WRITTEN REQUEST: Each line of the material must be repeated precisely, with the pictures left out.

GIVEN RECORDS:
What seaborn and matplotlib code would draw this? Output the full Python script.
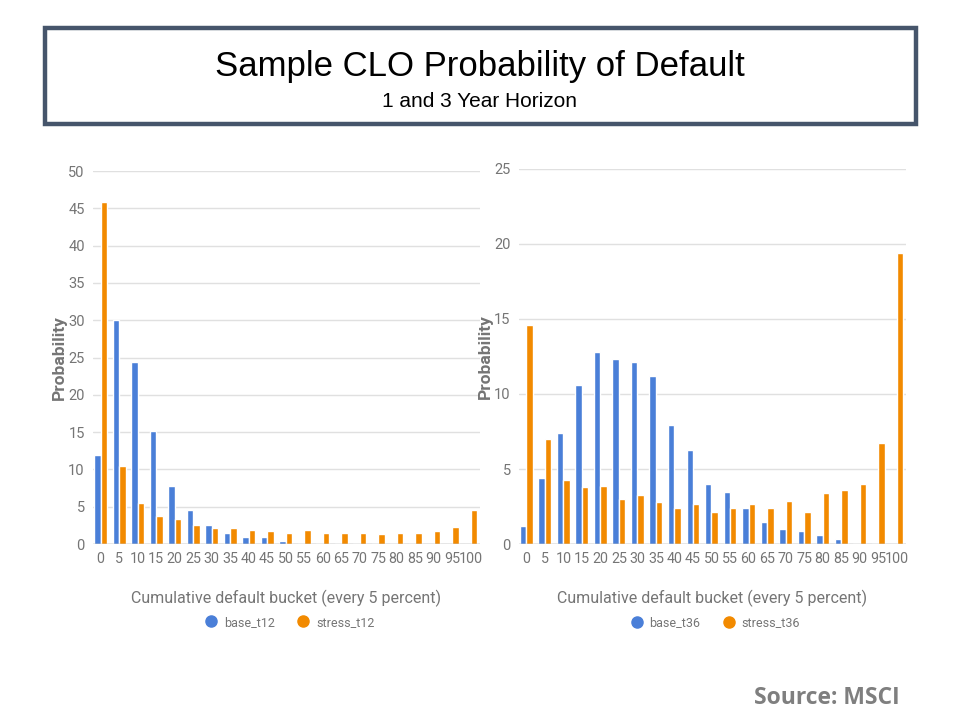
import matplotlib
matplotlib.use("Agg")
import matplotlib.pyplot as plt
import pandas as pd
import seaborn as sns
from matplotlib.lines import Line2D
from matplotlib.patches import Rectangle

# Data
buckets = [str(b) for b in range(0, 101, 5)]
base_t12 = [12.0, 30.0, 24.4, 15.2, 7.8, 4.5, 2.6, 1.5, 0.9, 0.9, 0.45,
            0.15, 0.15, 0.15, 0.15, 0.15, 0.15, 0.15, 0.0, 0.0, 0.0]
stress_t12 = [45.8, 10.5, 5.5, 3.8, 3.4, 2.6, 2.1, 2.1, 1.9, 1.7, 1.5,
              1.9, 1.5, 1.5, 1.5, 1.3, 1.5, 1.5, 1.7, 2.3, 4.6]
base_t36 = [1.2, 4.4, 7.4, 10.6, 12.8, 12.3, 12.1, 11.2, 7.9, 6.3, 4.0,
            3.5, 2.4, 1.5, 1.0, 0.9, 0.6, 0.33, 0.1, 0.1, 0.0]
stress_t36 = [14.6, 7.0, 4.3, 3.8, 3.9, 3.0, 3.3, 2.8, 2.4, 2.7, 2.15,
              2.4, 2.7, 2.4, 2.9, 2.15, 3.4, 3.6, 4.0, 6.7, 19.4]

BLUE = "#4a7fd8"
ORANGE = "#f28a00"
GREY = "#757575"

sns.set_style("white")
plt.rcParams["font.family"] = ["Roboto", "DejaVu Sans"]


def make_frame(base, stress, base_name, stress_name):
    df = pd.DataFrame({"bucket": buckets, base_name: base, stress_name: stress})
    return df.melt(id_vars="bucket", var_name="series", value_name="prob")


def draw_panel(ax, df, names, ymax, step):
    sns.barplot(data=df, x="bucket", y="prob", hue="series", hue_order=names,
                palette=[BLUE, ORANGE], width=0.7, gap=0, saturation=1,
                order=buckets, ax=ax, legend=False)
    ax.set_ylim(0, ymax)
    ax.set_xlim(-0.4, 20.5)
    ax.set_yticks(range(0, ymax + 1, step))
    ax.yaxis.grid(True, color="#e0e0e0", linewidth=1)
    ax.set_axisbelow(True)
    for s in ["top", "right", "left", "bottom"]:
        ax.spines[s].set_visible(False)
    ax.axhline(0, color="#9e9e9e", linewidth=1, zorder=3)
    ax.tick_params(axis="both", length=0, labelcolor=GREY, pad=6)
    ax.tick_params(axis="x", labelsize=10.3)
    ax.tick_params(axis="y", labelsize=10.5)
    ax.set_xlabel("Cumulative default bucket (every 5 percent)", fontsize=11.5,
                  color=GREY, labelpad=17)
    ax.set_ylabel("Probability", fontsize=12.5, color=GREY, fontweight="bold",
                  labelpad=1)
    handles = [Line2D([], [], marker="o", linestyle="", markersize=8,
                      markerfacecolor=c, markeredgecolor=c) for c in (BLUE, ORANGE)]
    ax.legend(handles, names, loc="center", bbox_to_anchor=(0.5, -0.21),
              ncol=2, frameon=False, fontsize=9, labelcolor=GREY,
              handletextpad=0.0, columnspacing=1.3)


fig = plt.figure(figsize=(9.6, 7.2), dpi=100)

# Title box
fig.patches.append(Rectangle((0.0469, 0.8278), 0.907, 0.1333, transform=fig.transFigure,
                             facecolor="white", edgecolor="#46556b", linewidth=3.2))
fig.text(0.5, 0.908, "Sample CLO Probability of Default", ha="center", va="center",
         fontsize=25, family=["Liberation Sans", "DejaVu Sans"], color="black")
fig.text(0.5, 0.859, "1 and 3 Year Horizon", ha="center", va="center",
         fontsize=15, family=["Liberation Sans", "DejaVu Sans"], color="black")

ax1 = fig.add_axes([0.097, 0.2444, 0.403, 0.518])
ax2 = fig.add_axes([0.5406, 0.2444, 0.403, 0.521])

draw_panel(ax1, make_frame(base_t12, stress_t12, "base_t12", "stress_t12"),
           ["base_t12", "stress_t12"], 50, 5)
draw_panel(ax2, make_frame(base_t36, stress_t36, "base_t36", "stress_t36"),
           ["base_t36", "stress_t36"], 25, 5)

fig.text(0.9375, 0.030, "Source: MSCI", ha="right", va="center", fontsize=16.5,
         fontweight="bold", color="#7f7f7f", family=["Open Sans", "DejaVu Sans"])

fig.savefig("out.png", dpi=100)
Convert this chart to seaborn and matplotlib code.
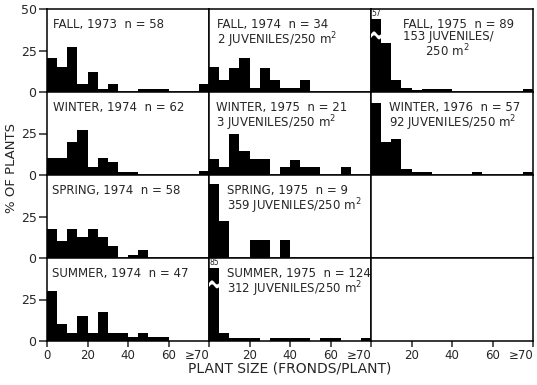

RESPONSE FOR THIS EXERCISE:
What seaborn and matplotlib code would draw this? Output the full Python script.
import matplotlib
matplotlib.use("Agg")
import matplotlib.pyplot as plt
import pandas as pd
import seaborn as sns
from matplotlib.lines import Line2D
from matplotlib.patches import Rectangle

# Data
buckets = [str(b) for b in range(0, 101, 5)]
base_t12 = [12.0, 30.0, 24.4, 15.2, 7.8, 4.5, 2.6, 1.5, 0.9, 0.9, 0.45,
            0.15, 0.15, 0.15, 0.15, 0.15, 0.15, 0.15, 0.0, 0.0, 0.0]
stress_t12 = [45.8, 10.5, 5.5, 3.8, 3.4, 2.6, 2.1, 2.1, 1.9, 1.7, 1.5,
              1.9, 1.5, 1.5, 1.5, 1.3, 1.5, 1.5, 1.7, 2.3, 4.6]
base_t36 = [1.2, 4.4, 7.4, 10.6, 12.8, 12.3, 12.1, 11.2, 7.9, 6.3, 4.0,
            3.5, 2.4, 1.5, 1.0, 0.9, 0.6, 0.33, 0.1, 0.1, 0.0]
stress_t36 = [14.6, 7.0, 4.3, 3.8, 3.9, 3.0, 3.3, 2.8, 2.4, 2.7, 2.15,
              2.4, 2.7, 2.4, 2.9, 2.15, 3.4, 3.6, 4.0, 6.7, 19.4]

BLUE = "#4a7fd8"
ORANGE = "#f28a00"
GREY = "#757575"

sns.set_style("white")
plt.rcParams["font.family"] = ["Roboto", "DejaVu Sans"]


def make_frame(base, stress, base_name, stress_name):
    df = pd.DataFrame({"bucket": buckets, base_name: base, stress_name: stress})
    return df.melt(id_vars="bucket", var_name="series", value_name="prob")


def draw_panel(ax, df, names, ymax, step):
    sns.barplot(data=df, x="bucket", y="prob", hue="series", hue_order=names,
                palette=[BLUE, ORANGE], width=0.7, gap=0, saturation=1,
                order=buckets, ax=ax, legend=False)
    ax.set_ylim(0, ymax)
    ax.set_xlim(-0.4, 20.5)
    ax.set_yticks(range(0, ymax + 1, step))
    ax.yaxis.grid(True, color="#e0e0e0", linewidth=1)
    ax.set_axisbelow(True)
    for s in ["top", "right", "left", "bottom"]:
        ax.spines[s].set_visible(False)
    ax.axhline(0, color="#9e9e9e", linewidth=1, zorder=3)
    ax.tick_params(axis="both", length=0, labelcolor=GREY, pad=6)
    ax.tick_params(axis="x", labelsize=10.3)
    ax.tick_params(axis="y", labelsize=10.5)
    ax.set_xlabel("Cumulative default bucket (every 5 percent)", fontsize=11.5,
                  color=GREY, labelpad=17)
    ax.set_ylabel("Probability", fontsize=12.5, color=GREY, fontweight="bold",
                  labelpad=1)
    handles = [Line2D([], [], marker="o", linestyle="", markersize=8,
                      markerfacecolor=c, markeredgecolor=c) for c in (BLUE, ORANGE)]
    ax.legend(handles, names, loc="center", bbox_to_anchor=(0.5, -0.21),
              ncol=2, frameon=False, fontsize=9, labelcolor=GREY,
              handletextpad=0.0, columnspacing=1.3)


fig = plt.figure(figsize=(9.6, 7.2), dpi=100)

# Title box
fig.patches.append(Rectangle((0.0469, 0.8278), 0.907, 0.1333, transform=fig.transFigure,
                             facecolor="white", edgecolor="#46556b", linewidth=3.2))
fig.text(0.5, 0.908, "Sample CLO Probability of Default", ha="center", va="center",
         fontsize=25, family=["Liberation Sans", "DejaVu Sans"], color="black")
fig.text(0.5, 0.859, "1 and 3 Year Horizon", ha="center", va="center",
         fontsize=15, family=["Liberation Sans", "DejaVu Sans"], color="black")

ax1 = fig.add_axes([0.097, 0.2444, 0.403, 0.518])
ax2 = fig.add_axes([0.5406, 0.2444, 0.403, 0.521])

draw_panel(ax1, make_frame(base_t12, stress_t12, "base_t12", "stress_t12"),
           ["base_t12", "stress_t12"], 50, 5)
draw_panel(ax2, make_frame(base_t36, stress_t36, "base_t36", "stress_t36"),
           ["base_t36", "stress_t36"], 25, 5)

fig.text(0.9375, 0.030, "Source: MSCI", ha="right", va="center", fontsize=16.5,
         fontweight="bold", color="#7f7f7f", family=["Open Sans", "DejaVu Sans"])

fig.savefig("out.png", dpi=100)
Convert this chart to seaborn and matplotlib code.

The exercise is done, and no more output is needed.